We Germans is a fundamentally human novel that grapples with the most profound of questions about guilt, shame and responsibility - questions that remain as live today as they have always been.
PUBLISHERS WEEKLY
Scottish-German writer Starritt (The Beast) unearths the horrors of the eastern front in WWII Poland through a letter written by a veteran of the German army to his grandson in this thoughtful, unsettling chronicle. Meissner begins the long letter by addressing a question he presumes his grandson was afraid to ask him: "Did you do terrible things?" "It's hard to say," Meissner writes, "but certainly not in the way you presume." Meissner recounts his memories of the fall of 1944 near the German border, when he and four fellow soldiers search for a rumored stockpile of food delicacies. They come across a hunting lodge that's being guarded by Feldgendarmen, German military police. Upon killing some of the Feldgendarmen and pilfering the Wehrmacht's store of food and alcohol, the five soldiers flee, fearing pursuit by the remaining Feldgendarmen. As they wander through the woods and ponder their next moves, they come upon a Russian tank brigade and capture one of them before attacking the other Russian tanks.
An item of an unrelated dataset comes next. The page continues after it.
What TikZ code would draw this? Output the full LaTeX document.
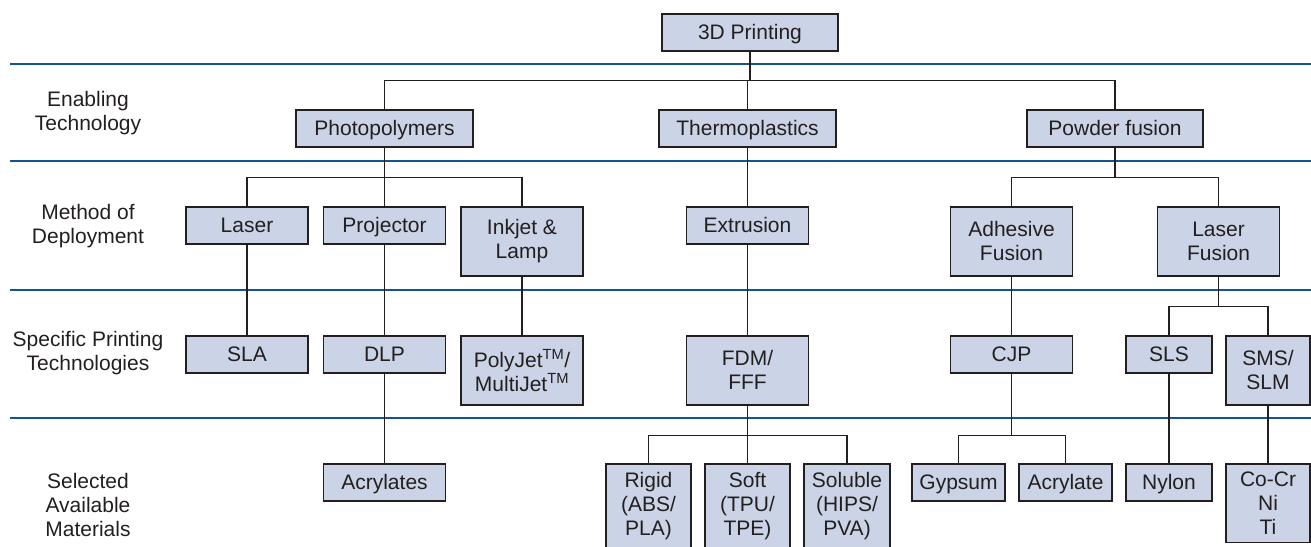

The aftermath of the skirmish is most memorable to Meissner as he recalls the bravery of one of his fellow soldiers, who helped carry him to safety from the Russians. Starritt's gritty depictions of the horrors of war and the moral choices faced by soldiers add intensity to the ruminations on courage. This is a fascinatingly enigmatic addition to the literature of Germany's coming to terms with the past.